In the pros, the wealthiest owners – think George Steinbrenner – swing the biggest clubs. In the Big 12 Conference, the richest schools – think Texas, Oklahoma and Nebraska – hold most of the cards.

In the Big 12, the rich become richer, and the poor : well, they aren’t exactly at poverty level, but the poor are relegated to perpetual plebeian status by conference revenue-dispersal policies.

For example, home football teams keep all the receipts, while the visitor receives nothing. Texas, Texas A&M and Nebraska average nearly 80,000 fans per home football game. Kansas’ average home attendance is about 40,000. How fair is that?

What’s more, the league’s big football schools command more lucrative television appearance money, simply because of who they are. And they don’t have to share that talent fee with the rest of the league.

Back in the early 1970s, the old Big Eight Conference, precursor to the Big 12, lost its commissioner when Wayne Duke took to a step up to the higher-paying, more prestigious job as commissioner of the Big Ten Conference.

Now the Big 12 Conference has lost its commissioner to the Big Ten, but Weiberg isn’t becoming the Big Ten boss. He’ll be an associate commissioner. They can put whatever spin they want on it, but no way can that be construed as even a parallel move.

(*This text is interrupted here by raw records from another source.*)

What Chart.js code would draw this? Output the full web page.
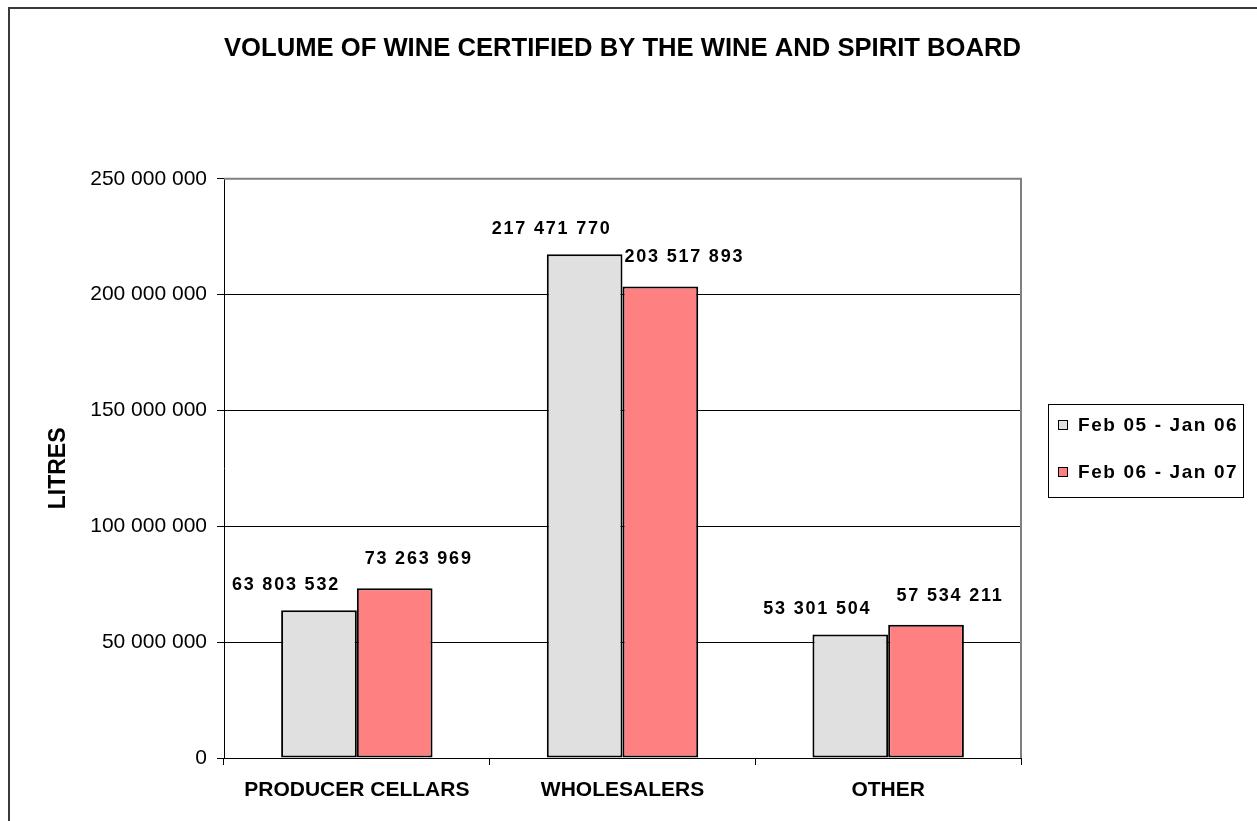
<!DOCTYPE html>
<html>
<head>
<meta charset="utf-8">
<title>Volume of wine certified</title>
<script src="https://cdn.jsdelivr.net/npm/chart.js@4/dist/chart.umd.min.js"></script>
<style>
    html, body { margin: 0; padding: 0; background: #fff; overflow: hidden; }
    #wrap { position: relative; width: 1257px; height: 821px; }
    #wineChart { display: block; }
    /* outer chart frame, only left and top edges fall inside the picture */
    #frame {
        position: absolute; left: 8px; top: 7px; width: 1400px; height: 1000px;
        border-left: 2px solid #3a3a3a; border-top: 2px solid #3a3a3a;
        pointer-events: none;
    }
</style>
</head>
<body>
<div id="wrap">
    <canvas id="wineChart" width="1257" height="821"></canvas>
    <div id="frame"></div>
</div>
<script>
// data
const categories = ['PRODUCER CELLARS', 'WHOLESALERS', 'OTHER'];
const seriesNames = ['Feb 05 - Jan 06', 'Feb 06 - Jan 07'];
const litres0506 = [63803532, 217471770, 53301504];
const litres0607 = [73263969, 203517893, 57534211];
const yTicks = [0, 50000000, 100000000, 150000000, 200000000, 250000000];
const seriesColors = ['#e0e0e0', '#ff8080'];

const FONT = "'Liberation Sans', Arial, sans-serif";

function spaced(v) {
    return v.toString().replace(/\B(?=(\d{3})+(?!\d))/g, ' ');
}

// value labels above each bar, Excel puts them a bit off-centre
const valueLabels = {
    id: 'valueLabels',
    afterDatasetsDraw(chart) {
        const ctx = chart.ctx;
        const shiftX = [-33, 24];
        const rise = [25, 29];
        ctx.save();
        ctx.font = 'bold 18px ' + FONT;
        ctx.letterSpacing = '1.8px';
        ctx.fillStyle = '#000';
        ctx.textAlign = 'center';
        ctx.textBaseline = 'middle';
        chart.data.datasets.forEach((ds, di) => {
            chart.getDatasetMeta(di).data.forEach((bar, i) => {
                ctx.fillText(spaced(ds.data[i]), bar.x + shiftX[di], bar.y - rise[di]);
            });
        });
        ctx.restore();
    }
};

// gray plot border on top and right, plus the boxed legend
const frameAndLegend = {
    id: 'frameAndLegend',
    afterDraw(chart) {
        const ctx = chart.ctx;
        const area = chart.chartArea;
        ctx.save();
        ctx.strokeStyle = '#808080';
        ctx.lineWidth = 2;
        ctx.beginPath();
        ctx.moveTo(area.left, area.top);
        ctx.lineTo(area.right, area.top);
        ctx.lineTo(area.right, area.bottom);
        ctx.stroke();

        // legend box
        const left = area.right + 27;
        const top = 404;
        ctx.strokeStyle = '#000';
        ctx.lineWidth = 1;
        ctx.strokeRect(left + 0.5, top + 0.5, 195, 93);
        ctx.font = 'bold 19px ' + FONT;
        ctx.letterSpacing = '1.6px';
        ctx.textBaseline = 'middle';
        ctx.textAlign = 'left';
        chart.data.datasets.forEach((ds, di) => {
            const cy = top + 21 + di * 47;
            ctx.fillStyle = ds.backgroundColor;
            ctx.fillRect(left + 10, cy - 5, 10, 10);
            ctx.strokeStyle = '#000';
            ctx.strokeRect(left + 10.5, cy - 4.5, 9, 9);
            ctx.fillStyle = '#000';
            ctx.fillText(ds.label, left + 30, cy + 1);
        });
        ctx.restore();
    }
};

document.addEventListener('DOMContentLoaded', function() {
    const wineChart = new Chart(document.getElementById('wineChart'), {
        type: 'bar',
        data: {
            labels: categories,
            datasets: [{
                label: seriesNames[0],
                data: litres0506,
                backgroundColor: seriesColors[0],
                borderColor: '#000',
                borderWidth: 2,
                borderSkipped: false
            }, {
                label: seriesNames[1],
                data: litres0607,
                backgroundColor: seriesColors[1],
                borderColor: '#000',
                borderWidth: 2,
                borderSkipped: false
            }]
        },
        options: {
            responsive: false,
            animation: false,
            devicePixelRatio: 1,
            datasets: {
                bar: { barPercentage: 1, categoryPercentage: 0.57 }
            },
            layout: {
                padding: { top: 0, right: 236, bottom: 0, left: 0 }
            },
            scales: {
                x: {
                    afterFit: function(scale) { scale.height = 63; },
                    grid: {
                        offset: true,
                        drawOnChartArea: false,
                        color: '#000',
                        tickLength: 7
                    },
                    border: { color: '#000', width: 1 },
                    ticks: {
                        autoSkip: false,
                        maxRotation: 0,
                        padding: 13,
                        color: '#000',
                        font: { family: FONT, size: 21, weight: 'bold' }
                    }
                },
                y: {
                    min: yTicks[0],
                    max: yTicks[yTicks.length - 1],
                    afterFit: function(scale) { scale.width = 224; },
                    afterBuildTicks: function(scale) {
                        scale.ticks = yTicks.map(v => ({ value: v }));
                    },
                    grid: { color: '#000', lineWidth: 1, tickLength: 7 },
                    border: { color: '#000', width: 1 },
                    ticks: {
                        padding: 10,
                        color: '#000',
                        font: { family: FONT, size: 21 },
                        callback: function(value) { return spaced(value); }
                    },
                    title: {
                        display: true,
                        text: 'LITRES',
                        color: '#000',
                        padding: { top: 45, bottom: 0 },
                        font: { family: FONT, size: 23, weight: 'bold' }
                    }
                }
            },
            plugins: {
                legend: { display: false },
                tooltip: { enabled: false },
                title: {
                    display: true,
                    fullSize: false,
                    text: 'VOLUME OF WINE CERTIFIED BY THE WINE AND SPIRIT BOARD',
                    color: '#000',
                    padding: { top: 33, bottom: 114 },
                    font: { family: FONT, size: 26.5, weight: 'bold' }
                }
            }
        },
        plugins: [valueLabels, frameAndLegend]
    });
});
</script>
</body>
</html>
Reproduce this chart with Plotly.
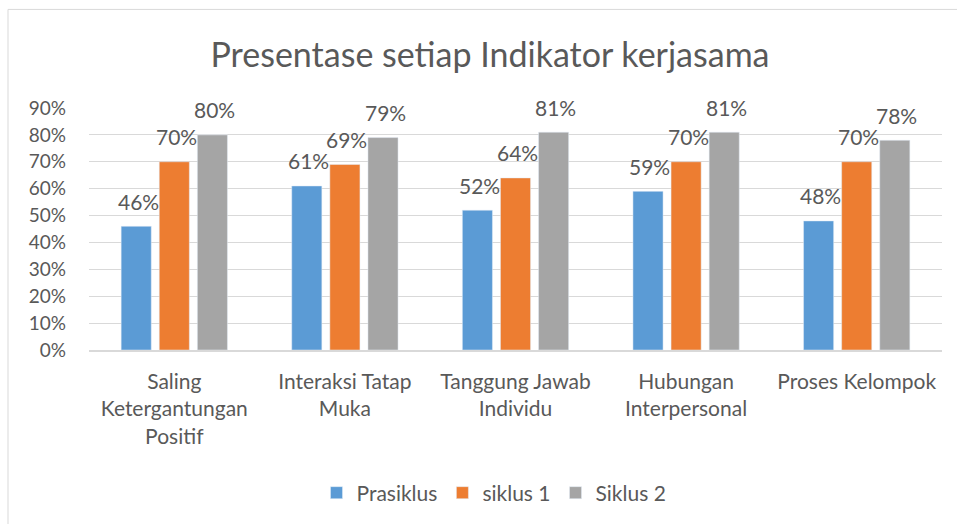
import plotly.graph_objects as go

categories = ["Saling<br>Ketergantungan<br>Positif", "Interaksi Tatap<br>Muka",
              "Tanggung Jawab<br>Individu", "Hubungan<br>Interpersonal", "Proses Kelompok"]
prasiklus = [0.46, 0.61, 0.52, 0.59, 0.48]
siklus1 = [0.70, 0.69, 0.64, 0.70, 0.70]
siklus2 = [0.80, 0.79, 0.81, 0.81, 0.78]
series_names = ["Prasiklus", "siklus 1", "Siklus 2"]
colors = ["#5B9BD5", "#ED7D31", "#A5A5A5"]

FONT = "Lato"
TXT = "#595959"

W, H = 957, 524
L, R, T, B = 89, 942, 108, 351
def px(x): return (x - L) / (R - L)
def py(y): return (B - y) / (B - T)

BARGAP = 0.33
slot_px = (1 - BARGAP) * (R - L) / len(categories) / 3

fig = go.Figure()
all_series = [prasiklus, siklus1, siklus2]
for name, vals, c in zip(series_names, all_series, colors):
    fig.add_trace(go.Bar(x=categories, y=vals, name=name, marker_color=c))

for i, vals in enumerate(all_series):
    for cat, v in zip(categories, vals):
        fig.add_annotation(x=cat, y=v, text=f"{round(v*100)}%", showarrow=False,
                           xshift=(i - 1) * slot_px + 2, yshift=25, yanchor="middle",
                           font=dict(family=FONT, size=21, color=TXT))

fig.update_layout(
    width=W, height=H,
    margin=dict(l=L, r=W - R, t=T, b=H - B),
    paper_bgcolor="white", plot_bgcolor="white",
    barmode="group", bargap=BARGAP, bargroupgap=0.21,
    font=dict(family=FONT, color=TXT),
    title=dict(text="Presentase setiap Indikator kerjasama", x=0.512, xanchor="center",
               y=1 - 55 / H, yanchor="middle", yref="container",
               font=dict(family=FONT, size=34, color=TXT)),
    legend=dict(orientation="h", x=px(494), xanchor="center", y=py(493), yanchor="middle",
                font=dict(family=FONT, size=21, color=TXT), itemwidth=30, traceorder="normal"),
    showlegend=True,
)
fig.update_yaxes(range=[0, 0.9], dtick=0.1, tickformat=".0%", showgrid=True,
                 gridcolor="#D9D9D9", gridwidth=1, zeroline=False,
                 tickfont=dict(family=FONT, size=19, color=TXT), ticklabelstandoff=22,
                 fixedrange=True)
fig.update_xaxes(showline=True, linecolor="#D9D9D9", linewidth=1.5,
                 tickfont=dict(family=FONT, size=21, color=TXT), ticklabelstandoff=12)

fig.add_shape(type="rect", xref="paper", yref="paper",
              x0=px(8), x1=px(975), y0=py(545), y1=py(9),
              line=dict(color="#D9D9D9", width=1), layer="below")

fig.write_html("out.html")
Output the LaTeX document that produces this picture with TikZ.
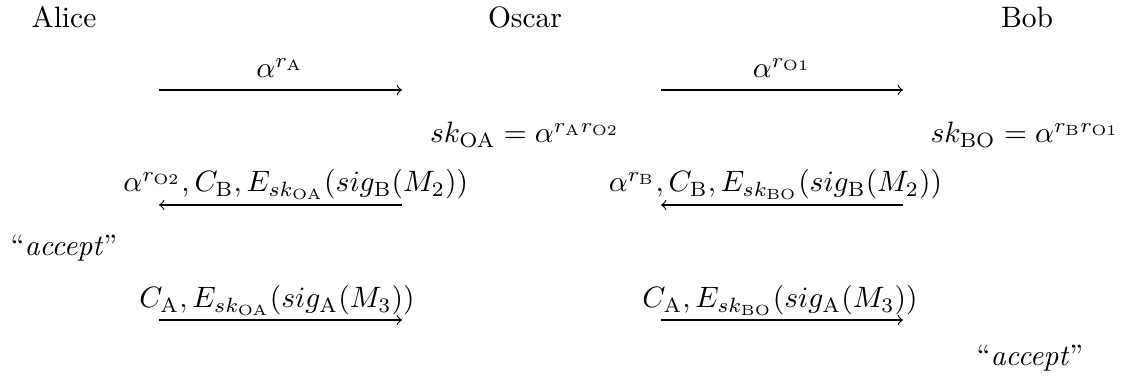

Did Weiberg leave of his own accord, frustrated by his inability to bring more fiscal parity to the Big 12? Or was he forced out by the league power brokers who want to make sure they maintain a stranglehold on their golden goose?

We may know more when the league announces Weiberg’s replacement, probably sometime later this summer.

Conventional wisdom would put a current league athletic director into the forefront for the role. Texas AD DeLoss Dodds, for example. But why would Dodds exchange his position as the most powerful AD in the conference for one of basic impotency?

I’ve seen Kansas’ Lew Perkins’ name mentioned, too. That won’t happen, either. Perkins, a master behind-the-scenes manipulator, could not operate in a hands-tied position. And why would the highest-paid AD in the Big 12 take a pay cut anyway?

I’ll be surprised if the conference sultanate doesn’t elevate interim commissioner Dan Beebe to full status. Beebe reportedly has a stronger personality than Weiberg and would be more of an up-front guy. Not that it really matters.

When nitty comes to gritty, the Big 12 Conference commissioner’s primary task is to negotiate the most lucrative television and bowl contracts possible, then quietly fade away.